Showing posts with label discrimination. Show all posts
Showing posts with label discrimination. Show all posts

Sunday, January 17, 2010

Just a Cotton-Pickin' Minute Here

I liked the title of your last post, honey, BUT you were only half right in how you characterized me (and even Shirky, who goes further than I do). Specifically:

>>They claim women won't achieve the success we want without tooting our horn
Yes absolutely.

>>and cheating.
No. I didn't say or mean that.

>>We need to boast
Yes absolutely

>>and even lie about our capacities and accomplishments
I didn't say lie. Shirky did, but he means a yes to "can you handle this job?" when you're not sure. That's not really a lie in my view; more of a gamble, and a responsibility to scramble and make your bold statement true.

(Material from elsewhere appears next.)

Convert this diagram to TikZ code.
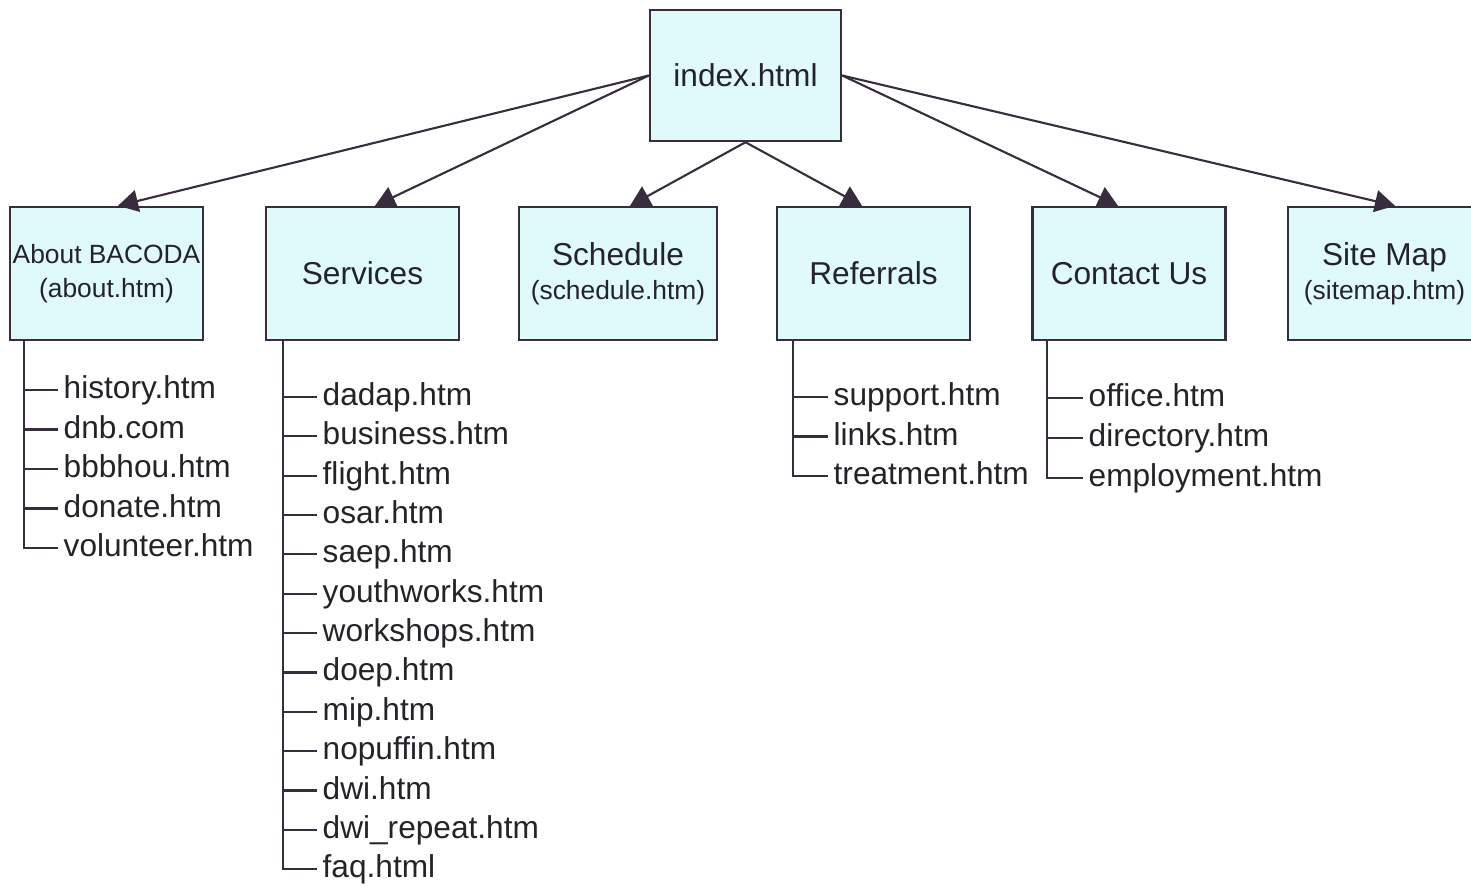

>>Bravado yields recognition, promotion and big bucks.
Absolutely. Do you disagree? Do you have a plan for changing this?

>>Isn't this what's known as selling one's soul?
No. It's confidence -- the same confidence women always say they want in the men they date. If you have two job applicants with equal qualifications, and one is confident they can handle it while the other isn't, which would you choose?

I don't like arrogance, self-promotion, and relentless drive to get ahead. But as Shirky says, these traits are very common among successful people. You may say that many people including you (and possibly more women than men) would rather not succeed than become that obnoxious. Fine. But then you can't complain that women don't make as much money, rise to the tops of organizations, etc.

Is that what you want?

Wednesday, June 24, 2009

Gender bias in theater? Yes, but it's complicated

3 rigorous new studies looked at whether there is gender bias in theater, i.e. whether plays by women get produced less often, or are not allowed to play as long (regardless of profitably.)

The results are striking and unexpected. Theatrical artistic directors defend the fact that most produced plays are written by men, by saying that men simply write more plays. The study actually confirmed this; there are twice as many male playwrights, and they're more prolific to boot.

BUT -- when the same play was sent out, half the time under a man's name and half under a woman's, the "woman's" play was rated significantly worse overall. Here's the twist: male artistic directors and literary managers rated them exactly the same, but female ADs and LMs downgraded "Mary's" play.

The third study looked at the 329 new plays over the last decade on Broadway, where we can roughly assume that money is the main criteria. Plays by men outnumber those by women 8 to 1. The plays written by women that were produced made 15-20% more money than men's plays -- but they weren't allowed to run any longer.

Conclusion -- there's money to be made by producing more female-written plays on Broadway. And this stuff is complicated.